| What you need to do |
Return all of the data exactly as written, without the pictures.

※

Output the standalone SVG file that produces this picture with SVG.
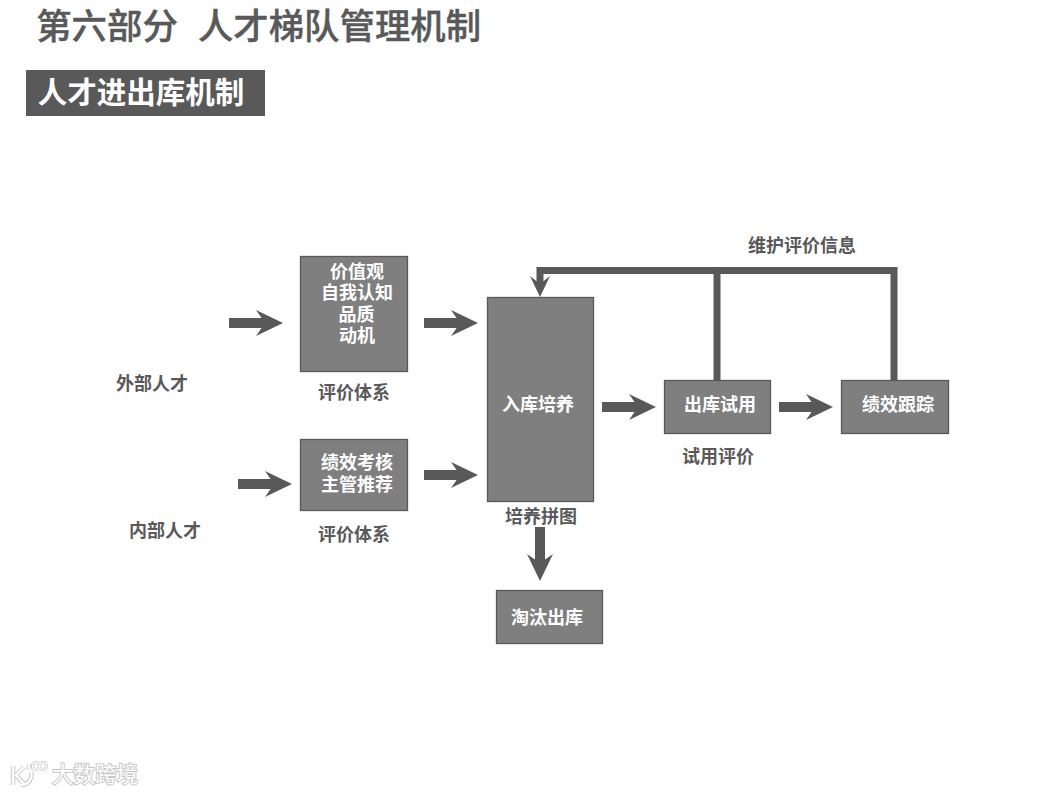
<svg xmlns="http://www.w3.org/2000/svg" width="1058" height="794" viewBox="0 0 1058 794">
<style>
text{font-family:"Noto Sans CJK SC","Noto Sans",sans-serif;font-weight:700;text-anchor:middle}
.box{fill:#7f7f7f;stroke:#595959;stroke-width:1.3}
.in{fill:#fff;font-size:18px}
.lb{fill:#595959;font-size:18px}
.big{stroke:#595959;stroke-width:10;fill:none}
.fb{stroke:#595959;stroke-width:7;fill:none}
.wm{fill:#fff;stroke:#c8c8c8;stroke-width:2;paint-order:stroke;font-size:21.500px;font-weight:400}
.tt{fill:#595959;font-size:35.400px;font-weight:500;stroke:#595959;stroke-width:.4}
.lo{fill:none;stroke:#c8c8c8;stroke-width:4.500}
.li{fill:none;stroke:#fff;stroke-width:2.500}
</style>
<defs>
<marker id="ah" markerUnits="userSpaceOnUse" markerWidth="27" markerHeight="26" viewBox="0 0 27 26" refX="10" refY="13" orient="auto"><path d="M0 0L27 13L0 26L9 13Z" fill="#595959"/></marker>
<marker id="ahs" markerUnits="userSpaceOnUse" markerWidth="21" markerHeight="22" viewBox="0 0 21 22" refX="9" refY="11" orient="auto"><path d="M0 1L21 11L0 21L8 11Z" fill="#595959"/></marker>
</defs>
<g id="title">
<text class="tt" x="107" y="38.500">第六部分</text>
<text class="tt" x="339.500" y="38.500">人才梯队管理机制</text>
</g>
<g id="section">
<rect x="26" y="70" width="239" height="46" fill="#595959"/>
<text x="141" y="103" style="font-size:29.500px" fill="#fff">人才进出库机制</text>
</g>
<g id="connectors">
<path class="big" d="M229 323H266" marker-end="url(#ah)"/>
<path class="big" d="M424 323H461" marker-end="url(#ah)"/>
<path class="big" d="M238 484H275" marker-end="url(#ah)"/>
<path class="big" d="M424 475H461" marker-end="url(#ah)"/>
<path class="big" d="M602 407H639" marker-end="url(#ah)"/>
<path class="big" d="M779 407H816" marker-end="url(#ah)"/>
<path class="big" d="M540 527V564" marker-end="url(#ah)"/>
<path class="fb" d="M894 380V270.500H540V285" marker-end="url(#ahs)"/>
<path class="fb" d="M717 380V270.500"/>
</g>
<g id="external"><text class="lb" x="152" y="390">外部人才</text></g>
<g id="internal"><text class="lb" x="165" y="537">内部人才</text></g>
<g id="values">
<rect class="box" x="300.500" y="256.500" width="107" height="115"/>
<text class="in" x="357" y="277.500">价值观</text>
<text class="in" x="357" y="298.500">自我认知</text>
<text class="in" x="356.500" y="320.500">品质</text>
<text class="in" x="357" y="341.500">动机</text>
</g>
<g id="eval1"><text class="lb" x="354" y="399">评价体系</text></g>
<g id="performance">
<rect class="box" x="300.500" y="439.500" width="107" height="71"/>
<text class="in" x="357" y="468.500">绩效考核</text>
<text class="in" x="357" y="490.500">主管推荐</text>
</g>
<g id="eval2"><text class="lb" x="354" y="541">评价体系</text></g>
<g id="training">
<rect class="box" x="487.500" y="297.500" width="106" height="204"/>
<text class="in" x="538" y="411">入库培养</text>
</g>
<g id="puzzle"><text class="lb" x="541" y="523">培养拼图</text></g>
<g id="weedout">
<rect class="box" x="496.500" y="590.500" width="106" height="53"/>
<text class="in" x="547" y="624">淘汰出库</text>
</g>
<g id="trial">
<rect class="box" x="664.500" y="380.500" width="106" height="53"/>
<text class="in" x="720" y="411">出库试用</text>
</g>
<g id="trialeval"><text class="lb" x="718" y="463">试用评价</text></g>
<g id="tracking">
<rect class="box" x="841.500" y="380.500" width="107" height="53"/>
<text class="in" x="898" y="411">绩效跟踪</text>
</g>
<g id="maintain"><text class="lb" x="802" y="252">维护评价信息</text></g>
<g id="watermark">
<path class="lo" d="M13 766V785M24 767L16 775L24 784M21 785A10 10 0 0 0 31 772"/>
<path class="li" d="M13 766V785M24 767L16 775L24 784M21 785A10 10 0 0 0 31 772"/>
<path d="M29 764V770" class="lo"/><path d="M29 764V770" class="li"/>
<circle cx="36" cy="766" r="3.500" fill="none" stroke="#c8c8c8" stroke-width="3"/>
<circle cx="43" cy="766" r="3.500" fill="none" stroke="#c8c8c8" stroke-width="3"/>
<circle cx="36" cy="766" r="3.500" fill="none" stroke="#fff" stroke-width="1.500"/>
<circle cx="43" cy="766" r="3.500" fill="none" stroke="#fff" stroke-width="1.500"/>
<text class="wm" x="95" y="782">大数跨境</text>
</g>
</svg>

※

| Output of the task |
Output the standalone SVG file that produces this picture with SVG.
<svg xmlns="http://www.w3.org/2000/svg" width="1058" height="794" viewBox="0 0 1058 794">
<style>
text{font-family:"Noto Sans CJK SC","Noto Sans",sans-serif;font-weight:700;text-anchor:middle}
.box{fill:#7f7f7f;stroke:#595959;stroke-width:1.3}
.in{fill:#fff;font-size:18px}
.lb{fill:#595959;font-size:18px}
.big{stroke:#595959;stroke-width:10;fill:none}
.fb{stroke:#595959;stroke-width:7;fill:none}
.wm{fill:#fff;stroke:#c8c8c8;stroke-width:2;paint-order:stroke;font-size:21.500px;font-weight:400}
.tt{fill:#595959;font-size:35.400px;font-weight:500;stroke:#595959;stroke-width:.4}
.lo{fill:none;stroke:#c8c8c8;stroke-width:4.500}
.li{fill:none;stroke:#fff;stroke-width:2.500}
</style>
<defs>
<marker id="ah" markerUnits="userSpaceOnUse" markerWidth="27" markerHeight="26" viewBox="0 0 27 26" refX="10" refY="13" orient="auto"><path d="M0 0L27 13L0 26L9 13Z" fill="#595959"/></marker>
<marker id="ahs" markerUnits="userSpaceOnUse" markerWidth="21" markerHeight="22" viewBox="0 0 21 22" refX="9" refY="11" orient="auto"><path d="M0 1L21 11L0 21L8 11Z" fill="#595959"/></marker>
</defs>
<g id="title">
<text class="tt" x="107" y="38.500">第六部分</text>
<text class="tt" x="339.500" y="38.500">人才梯队管理机制</text>
</g>
<g id="section">
<rect x="26" y="70" width="239" height="46" fill="#595959"/>
<text x="141" y="103" style="font-size:29.500px" fill="#fff">人才进出库机制</text>
</g>
<g id="connectors">
<path class="big" d="M229 323H266" marker-end="url(#ah)"/>
<path class="big" d="M424 323H461" marker-end="url(#ah)"/>
<path class="big" d="M238 484H275" marker-end="url(#ah)"/>
<path class="big" d="M424 475H461" marker-end="url(#ah)"/>
<path class="big" d="M602 407H639" marker-end="url(#ah)"/>
<path class="big" d="M779 407H816" marker-end="url(#ah)"/>
<path class="big" d="M540 527V564" marker-end="url(#ah)"/>
<path class="fb" d="M894 380V270.500H540V285" marker-end="url(#ahs)"/>
<path class="fb" d="M717 380V270.500"/>
</g>
<g id="external"><text class="lb" x="152" y="390">外部人才</text></g>
<g id="internal"><text class="lb" x="165" y="537">内部人才</text></g>
<g id="values">
<rect class="box" x="300.500" y="256.500" width="107" height="115"/>
<text class="in" x="357" y="277.500">价值观</text>
<text class="in" x="357" y="298.500">自我认知</text>
<text class="in" x="356.500" y="320.500">品质</text>
<text class="in" x="357" y="341.500">动机</text>
</g>
<g id="eval1"><text class="lb" x="354" y="399">评价体系</text></g>
<g id="performance">
<rect class="box" x="300.500" y="439.500" width="107" height="71"/>
<text class="in" x="357" y="468.500">绩效考核</text>
<text class="in" x="357" y="490.500">主管推荐</text>
</g>
<g id="eval2"><text class="lb" x="354" y="541">评价体系</text></g>
<g id="training">
<rect class="box" x="487.500" y="297.500" width="106" height="204"/>
<text class="in" x="538" y="411">入库培养</text>
</g>
<g id="puzzle"><text class="lb" x="541" y="523">培养拼图</text></g>
<g id="weedout">
<rect class="box" x="496.500" y="590.500" width="106" height="53"/>
<text class="in" x="547" y="624">淘汰出库</text>
</g>
<g id="trial">
<rect class="box" x="664.500" y="380.500" width="106" height="53"/>
<text class="in" x="720" y="411">出库试用</text>
</g>
<g id="trialeval"><text class="lb" x="718" y="463">试用评价</text></g>
<g id="tracking">
<rect class="box" x="841.500" y="380.500" width="107" height="53"/>
<text class="in" x="898" y="411">绩效跟踪</text>
</g>
<g id="maintain"><text class="lb" x="802" y="252">维护评价信息</text></g>
<g id="watermark">
<path class="lo" d="M13 766V785M24 767L16 775L24 784M21 785A10 10 0 0 0 31 772"/>
<path class="li" d="M13 766V785M24 767L16 775L24 784M21 785A10 10 0 0 0 31 772"/>
<path d="M29 764V770" class="lo"/><path d="M29 764V770" class="li"/>
<circle cx="36" cy="766" r="3.500" fill="none" stroke="#c8c8c8" stroke-width="3"/>
<circle cx="43" cy="766" r="3.500" fill="none" stroke="#c8c8c8" stroke-width="3"/>
<circle cx="36" cy="766" r="3.500" fill="none" stroke="#fff" stroke-width="1.500"/>
<circle cx="43" cy="766" r="3.500" fill="none" stroke="#fff" stroke-width="1.500"/>
<text class="wm" x="95" y="782">大数跨境</text>
</g>
</svg>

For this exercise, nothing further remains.